Material:
^^^^

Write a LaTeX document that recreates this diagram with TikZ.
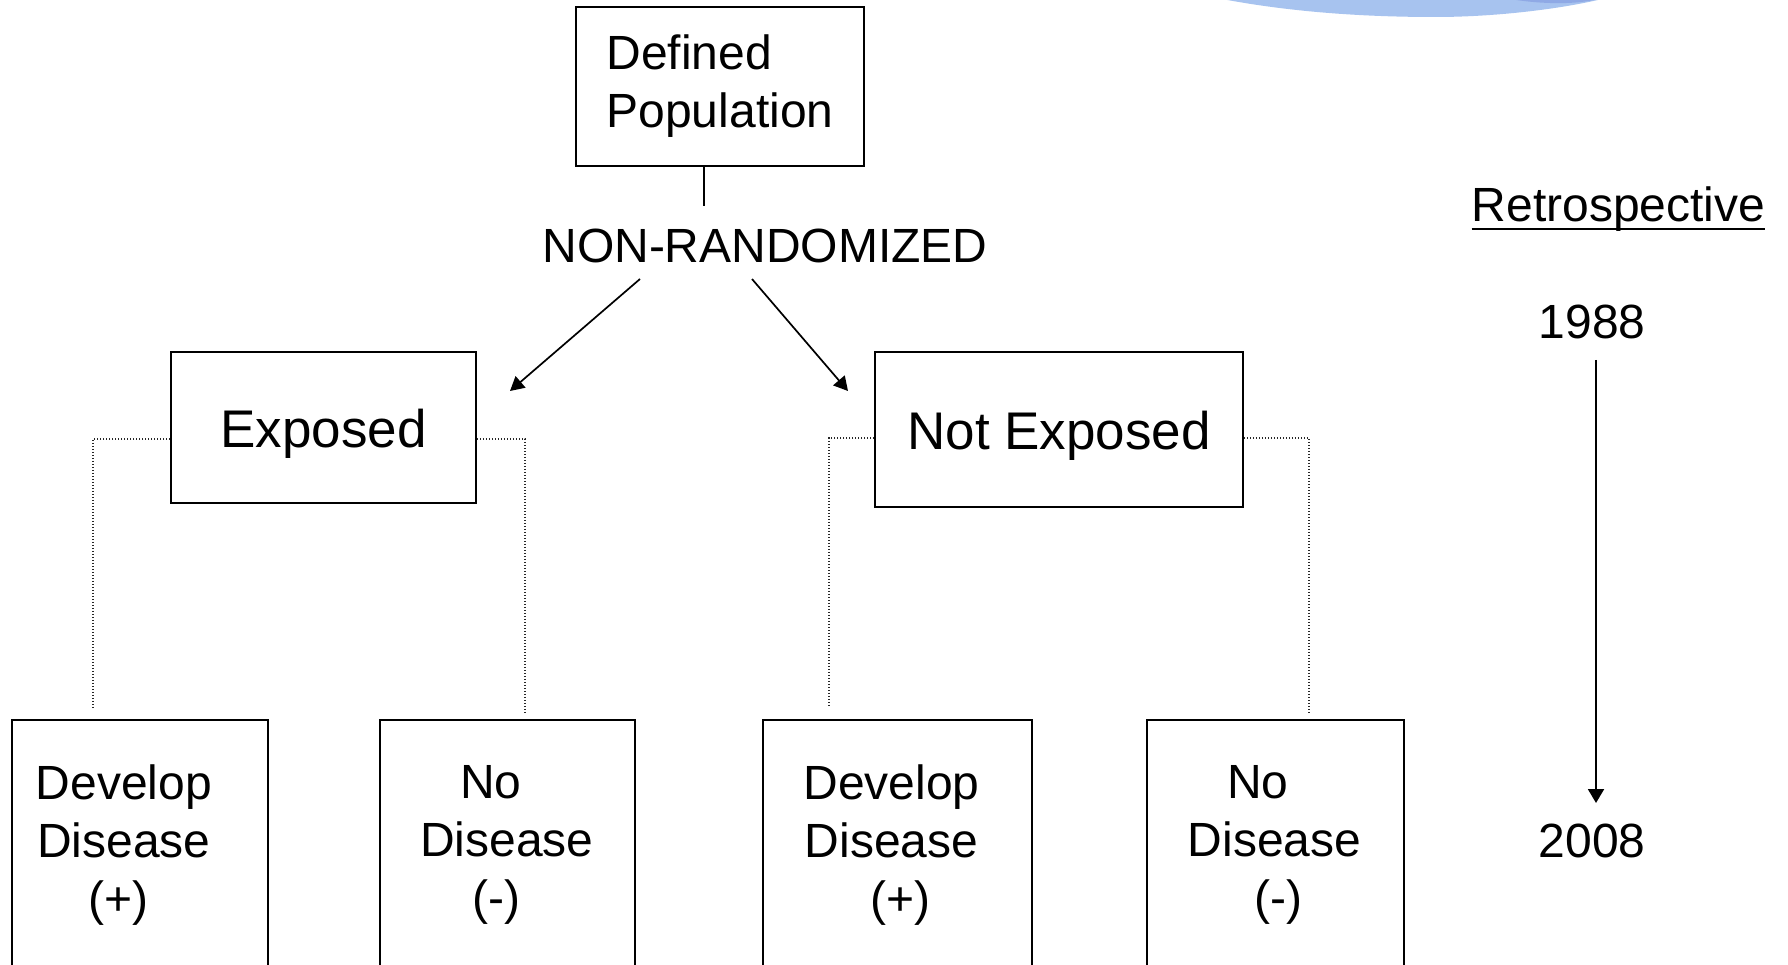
\documentclass[tikz,border=0pt]{standalone}
\usepackage{fontspec}
\setmainfont{Liberation Sans}
\usetikzlibrary{arrows.meta}
\definecolor{blobblue}{HTML}{A7C3EF}
\definecolor{blobdark}{HTML}{8FA9E5}
\begin{document}
\begin{tikzpicture}[x=1pt,y=-1pt,
  boxnode/.style={draw=black, line width=1.8pt, rectangle, inner sep=0pt},
  txt/.style={font=\fontsize{48}{58}\selectfont},
  bigtxt/.style={font=\fontsize{53}{62}\selectfont},
  conn/.style={line width=1.7pt, -{Triangle[length=14pt,width=15pt]}},
  dotline/.style={line width=1.4pt, dash pattern=on 1.4pt off 1.6pt, black!85},
  outcome/.style={boxnode, anchor=north, minimum height=330pt},
  outtxt/.style={txt, anchor=north, inner sep=0pt, align=center}
]
\useasboundingbox (0,0) rectangle (1788,965);
\clip (0,0) rectangle (1788,965);

% blue shape in the top right corner
\fill[blobblue] (1222,-1) .. controls (1280,10) and (1350,17) .. (1435,17)
  .. controls (1500,17) and (1565,8) .. (1602,-1) -- cycle;
\fill[blobdark] (1510,-1) .. controls (1545,5) and (1580,4) .. (1598,-1) -- cycle;

% population and sampling
\node[boxnode, font=\fontsize{48}{58}\selectfont, align=left,
      minimum width=288pt, minimum height=159pt] (dp) at (720,86.5) {Defined\\Population};
\node[txt, anchor=base, inner sep=0pt] (nr) at (765,263) {NON-RANDOMIZED};
\coordinate (nrtop) at (704,206);
\draw[line width=2.5pt] (dp.south -| nrtop) -- (nrtop);

% exposure groups
\node[boxnode, bigtxt, text height=40pt, text depth=0pt,
      minimum width=305pt, minimum height=151pt] (exp) at (323.5,427.5) {Exposed};
\node[boxnode, bigtxt, text height=40pt, text depth=0pt,
      minimum width=368pt, minimum height=155pt] (nexp) at (1059,429.5) {Not Exposed};

\coordinate (aLs) at (640,279);
\coordinate (aLe) at (510,391);
\coordinate (aRs) at (752,279);
\coordinate (aRe) at (848,391);
\draw[conn] (aLs) -- (aLe);
\draw[conn] (aRs) -- (aRe);

% outcome boxes
\node[outcome, minimum width=256pt] (dd1) at (140,719) {};
\node[outcome, minimum width=255pt] (dd2) at (507.5,719) {};
\node[outcome, minimum width=269pt] (dd3) at (897.5,719) {};
\node[outcome, minimum width=257pt] (dd4) at (1275.5,719) {};

\node[outtxt] (t1) at (124,765) {Develop\\Disease\\(+)\hspace*{11pt}};
\node[outtxt] (t2) at (507,765) {No\hspace*{32pt}\\Disease\\(-)\hspace*{21pt}};
\node[outtxt] (t3) at (891.5,765) {Develop\\Disease\\\hspace*{18pt}(+)};
\node[outtxt] (t4) at (1274.5,765) {No\hspace*{33pt}\\Disease\\\hspace*{7pt}(-)};

% dotted links from groups to outcomes
\coordinate (e1) at (93,707);
\coordinate (e2) at (525,712);
\coordinate (e3) at (829,707);
\coordinate (e4) at (1309,712);
\draw[dotline] ([yshift=-11.5pt]exp.west) -| (e1);
\draw[dotline] ([yshift=-11.5pt]exp.east) -| (e2);
\draw[dotline] ([yshift=-8.5pt]nexp.west) -| (e3);
\draw[dotline] ([yshift=-8.5pt]nexp.east) -| (e4);

% time line
\node[txt, anchor=base, inner sep=0pt] (retro) at (1618.5,222) {Retrospective};
\draw[line width=2.5pt] ([yshift=-7pt]retro.base west) -- ([yshift=-7pt]retro.base east);
\node[txt, anchor=base, inner sep=0pt] (yA) at (1592,339) {1988};
\node[txt, anchor=base, inner sep=0pt] (yB) at (1592,857) {2008};
\coordinate (t0) at (1596,360);
\coordinate (t1e) at (1596,803);
\draw[line width=2pt, -{Triangle[length=14pt,width=16pt]}] (t0) -- (t1e);
\end{tikzpicture}
\end{document}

^^^^

Goal: Write out the full listing verbatim, excluding its pictures.

Exercise answer:
Write a LaTeX document that recreates this diagram with TikZ.
\documentclass[tikz,border=0pt]{standalone}
\usepackage{fontspec}
\setmainfont{Liberation Sans}
\usetikzlibrary{arrows.meta}
\definecolor{blobblue}{HTML}{A7C3EF}
\definecolor{blobdark}{HTML}{8FA9E5}
\begin{document}
\begin{tikzpicture}[x=1pt,y=-1pt,
  boxnode/.style={draw=black, line width=1.8pt, rectangle, inner sep=0pt},
  txt/.style={font=\fontsize{48}{58}\selectfont},
  bigtxt/.style={font=\fontsize{53}{62}\selectfont},
  conn/.style={line width=1.7pt, -{Triangle[length=14pt,width=15pt]}},
  dotline/.style={line width=1.4pt, dash pattern=on 1.4pt off 1.6pt, black!85},
  outcome/.style={boxnode, anchor=north, minimum height=330pt},
  outtxt/.style={txt, anchor=north, inner sep=0pt, align=center}
]
\useasboundingbox (0,0) rectangle (1788,965);
\clip (0,0) rectangle (1788,965);

% blue shape in the top right corner
\fill[blobblue] (1222,-1) .. controls (1280,10) and (1350,17) .. (1435,17)
  .. controls (1500,17) and (1565,8) .. (1602,-1) -- cycle;
\fill[blobdark] (1510,-1) .. controls (1545,5) and (1580,4) .. (1598,-1) -- cycle;

% population and sampling
\node[boxnode, font=\fontsize{48}{58}\selectfont, align=left,
      minimum width=288pt, minimum height=159pt] (dp) at (720,86.5) {Defined\\Population};
\node[txt, anchor=base, inner sep=0pt] (nr) at (765,263) {NON-RANDOMIZED};
\coordinate (nrtop) at (704,206);
\draw[line width=2.5pt] (dp.south -| nrtop) -- (nrtop);

% exposure groups
\node[boxnode, bigtxt, text height=40pt, text depth=0pt,
      minimum width=305pt, minimum height=151pt] (exp) at (323.5,427.5) {Exposed};
\node[boxnode, bigtxt, text height=40pt, text depth=0pt,
      minimum width=368pt, minimum height=155pt] (nexp) at (1059,429.5) {Not Exposed};

\coordinate (aLs) at (640,279);
\coordinate (aLe) at (510,391);
\coordinate (aRs) at (752,279);
\coordinate (aRe) at (848,391);
\draw[conn] (aLs) -- (aLe);
\draw[conn] (aRs) -- (aRe);

% outcome boxes
\node[outcome, minimum width=256pt] (dd1) at (140,719) {};
\node[outcome, minimum width=255pt] (dd2) at (507.5,719) {};
\node[outcome, minimum width=269pt] (dd3) at (897.5,719) {};
\node[outcome, minimum width=257pt] (dd4) at (1275.5,719) {};

\node[outtxt] (t1) at (124,765) {Develop\\Disease\\(+)\hspace*{11pt}};
\node[outtxt] (t2) at (507,765) {No\hspace*{32pt}\\Disease\\(-)\hspace*{21pt}};
\node[outtxt] (t3) at (891.5,765) {Develop\\Disease\\\hspace*{18pt}(+)};
\node[outtxt] (t4) at (1274.5,765) {No\hspace*{33pt}\\Disease\\\hspace*{7pt}(-)};

% dotted links from groups to outcomes
\coordinate (e1) at (93,707);
\coordinate (e2) at (525,712);
\coordinate (e3) at (829,707);
\coordinate (e4) at (1309,712);
\draw[dotline] ([yshift=-11.5pt]exp.west) -| (e1);
\draw[dotline] ([yshift=-11.5pt]exp.east) -| (e2);
\draw[dotline] ([yshift=-8.5pt]nexp.west) -| (e3);
\draw[dotline] ([yshift=-8.5pt]nexp.east) -| (e4);

% time line
\node[txt, anchor=base, inner sep=0pt] (retro) at (1618.5,222) {Retrospective};
\draw[line width=2.5pt] ([yshift=-7pt]retro.base west) -- ([yshift=-7pt]retro.base east);
\node[txt, anchor=base, inner sep=0pt] (yA) at (1592,339) {1988};
\node[txt, anchor=base, inner sep=0pt] (yB) at (1592,857) {2008};
\coordinate (t0) at (1596,360);
\coordinate (t1e) at (1596,803);
\draw[line width=2pt, -{Triangle[length=14pt,width=16pt]}] (t0) -- (t1e);
\end{tikzpicture}
\end{document}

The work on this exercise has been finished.